Of course. Don't want to get stuck in there.


----------



## Boneyfinger (Nov 7, 2015)

Here is a pic,trouble loading others off of phone.  Each outside side  has the brick column, the inside is brick. Under the porch area all I see are a few spare bricks and dirt.


----------



## slownsteady (Nov 7, 2015)

I'm guessing the height of that porch is about 3 ft. which means you'll have to excavate if you want room to stand up. Be mindful that you would have to be sure not to disturb the porch footings. I can't tell from the pic how wide the room would be (front to back). 
Can it be done? Sure. 
Can you do it yourself? I guess so. 
Will you be taking on a *BIG* project? You betcha. 
Is it worth the effort? depends how much you need it.


----------



## mudmixer (Nov 7, 2015)

For an addition source on safe areas, looking at the FEMA standards for a "Safe Cell" that is designed for life safety from tornadoes. The largest cause of deaths is from fragment impact and this standard addresses that for use in many situations from isolated below grade, isolated above grade, built into new construction as a bathroom or closet or added to existing home. Basically it is a 8" reinforced concrete block box with a concrete slab for a top that can be built for many applications. Steel and wood are not compliant.

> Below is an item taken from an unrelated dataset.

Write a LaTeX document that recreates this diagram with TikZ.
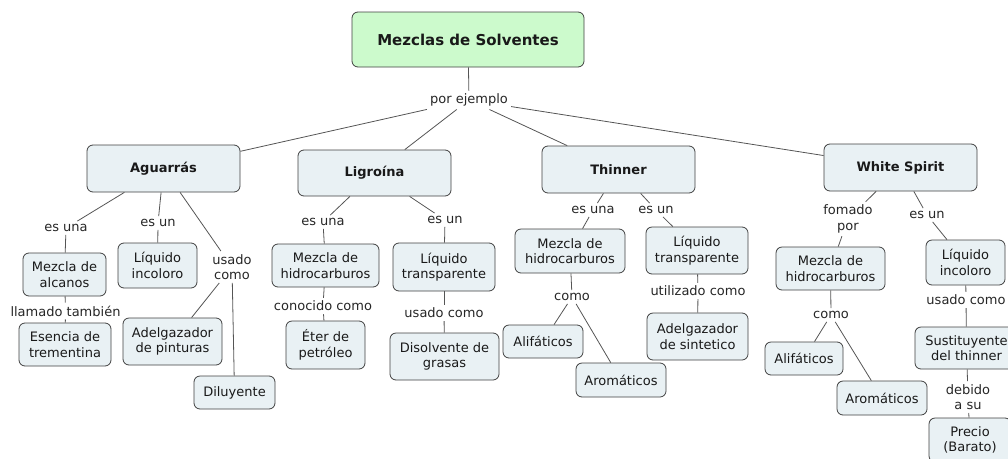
\documentclass[tikz,border=0pt]{standalone}
\usepackage{fontspec}
\setmainfont{DejaVu Sans}
\definecolor{cfill}{RGB}{233,241,244}
\definecolor{rfill}{RGB}{204,250,204}
\definecolor{cline}{RGB}{85,85,85}
\tikzset{
  concept/.style={draw=black!75,fill=cfill,rounded corners=6pt,align=center,
    line width=0.8pt,inner sep=2pt,text=black!90,font=\fontsize{13}{15.5}\selectfont},
  boxsize/.style 2 args={minimum width=#1pt,minimum height=#2pt},
  linkword/.style={align=center,inner sep=3pt,text=black!85,
    font=\fontsize{13}{15.5}\selectfont},
  link/.style={draw=cline,line width=0.8pt}
}
\begin{document}
\begin{tikzpicture}[x=1pt,y=-1pt]
\useasboundingbox (0,0) rectangle (1008,458);
\node[concept,fill=rfill,boxsize={232}{55},font=\fontsize{15}{18}\selectfont\bfseries] (root) at (468,39.5) {Mezclas de Solventes};
\node[linkword] (ej) at (469,100) {por ejemplo};
\node[concept,boxsize={153}{47},font=\fontsize{13}{15.5}\selectfont\bfseries] (agu) at (163.5,168.5) {Aguarrás};
\node[concept,boxsize={153}{46},font=\fontsize{13}{15.5}\selectfont\bfseries] (lig) at (374.5,173) {Ligroína};
\node[concept,boxsize={153}{47},font=\fontsize{13}{15.5}\selectfont\bfseries] (thi) at (618.5,169.5) {Thinner};
\node[concept,boxsize={153}{47},font=\fontsize{13}{15.5}\selectfont\bfseries] (whi) at (900.5,167.5) {White Spirit};
% Aguarras
\node[linkword] (aguL1) at (66,228) {es una};
\node[concept,boxsize={83}{43}] (aguMez) at (64.5,274.5) {Mezcla de\\alcanos};
\node[linkword] (aguL2) at (65.5,311) {llamado también};
\node[concept,boxsize={92}{43}] (aguEse) at (65,344.5) {Esencia de\\trementina};
\node[linkword] (aguL3) at (158,223) {es un};
\node[concept,boxsize={79}{45}] (aguLiq) at (157.5,265.5) {Líquido\\incoloro};
\node[linkword] (aguL4) at (232,267) {usado\\como};
\node[concept,boxsize={99}{47}] (aguAde) at (172.5,341.5) {Adelgazador\\de pinturas};
\node[concept,boxsize={81}{33}] (aguDil) at (234.5,392.5) {Diluyente};
% Ligroina
\node[linkword] (ligL1) at (323,222) {es una};
\node[concept,boxsize={107}{43}] (ligMez) at (325.5,265.5) {Mezcla de\\hidrocarburos};
\node[linkword] (ligL2) at (323,306) {conocido como};
\node[concept,boxsize={79}{48}] (ligEte) at (325.5,345) {Éter de\\petróleo};
\node[linkword] (ligL3) at (445,220) {es un};
\node[concept,boxsize={102}{48}] (ligLiq) at (444,267) {Líquido\\transparente};
\node[linkword] (ligL4) at (444,313) {usado como};
\node[concept,boxsize={109}{47}] (ligDis) at (444.5,356.5) {Disolvente de\\grasas};
% Thinner
\node[linkword] (thiL1) at (593,210) {es una};
\node[concept,boxsize={110}{44}] (thiMez) at (570,251) {Mezcla de\\hidrocarburos};
\node[linkword] (thiL2) at (572,297) {como};
\node[concept,boxsize={80}{33}] (thiAli) at (543,341.5) {Alifáticos};
\node[concept,boxsize={90}{34}] (thiAro) at (621,380) {Aromáticos};
\node[linkword] (thiL3) at (656,210) {es un};
\node[concept,boxsize={102}{47}] (thiLiq) at (697,250.5) {Líquido\\transparente};
\node[linkword] (thiL4) at (698,291) {utilizado como};
\node[concept,boxsize={101}{47}] (thiAde) at (697.5,336.5) {Adelgazador\\de sintetico};
% White Spirit
\node[linkword] (whiL1) at (848,219) {fomado\\por};
\node[concept,boxsize={109}{43}] (whiMez) at (830.5,268.5) {Mezcla de\\hidrocarburos};
\node[linkword] (whiL2) at (831,315) {como};
\node[concept,boxsize={78}{33}] (whiAli) at (804,358.5) {Alifáticos};
\node[concept,boxsize={90}{34}] (whiAro) at (882,398) {Aromáticos};
\node[linkword] (whiL3) at (927,215) {es un};
\node[concept,boxsize={79}{45}] (whiLiq) at (965.5,262.5) {Líquido\\incoloro};
\node[linkword] (whiL4) at (966,300) {usado como};
\node[concept,boxsize={103}{42}] (whiSus) at (966.5,348) {Sustituyente\\del thinner};
\node[linkword] (whiL5) at (968,397) {debido\\a su};
\node[concept,boxsize={82}{44}] (whiPre) at (970,440) {Precio\\(Barato)};
% connectors
\foreach \a/\b in {root/ej,ej/agu,ej/lig,ej/thi,ej/whi,
    agu/aguL1,aguL1/aguMez,aguMez/aguL2,aguL2/aguEse,agu/aguL3,aguL3/aguLiq,
    agu/aguL4,aguL4/aguAde,aguL4/aguDil,
    lig/ligL1,ligL1/ligMez,ligMez/ligL2,ligL2/ligEte,lig/ligL3,ligL3/ligLiq,ligLiq/ligL4,ligL4/ligDis,
    thi/thiL1,thiL1/thiMez,thiMez/thiL2,thiL2/thiAli,thiL2/thiAro,thi/thiL3,thiL3/thiLiq,thiLiq/thiL4,thiL4/thiAde,
    whi/whiL1,whiL1/whiMez,whiMez/whiL2,whiL2/whiAli,whiL2/whiAro,whi/whiL3,whiL3/whiLiq,whiLiq/whiL4,whiL4/whiSus,whiSus/whiL5,whiL5/whiPre}
  \draw[link] (\a) -- (\b);
\end{tikzpicture}
\end{document}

Obviously, the door is steel and opens inward for egress since debris and cars can eliminate the exit from opening. Wood offers little reliable protection.

Dick


----------



## frodo (Nov 9, 2015)

My opinion, since its your foundation. I would hire out the foundation work.

it is a skilled level job. not only the building of it,

but the excavation and back fill compaction are very important


----------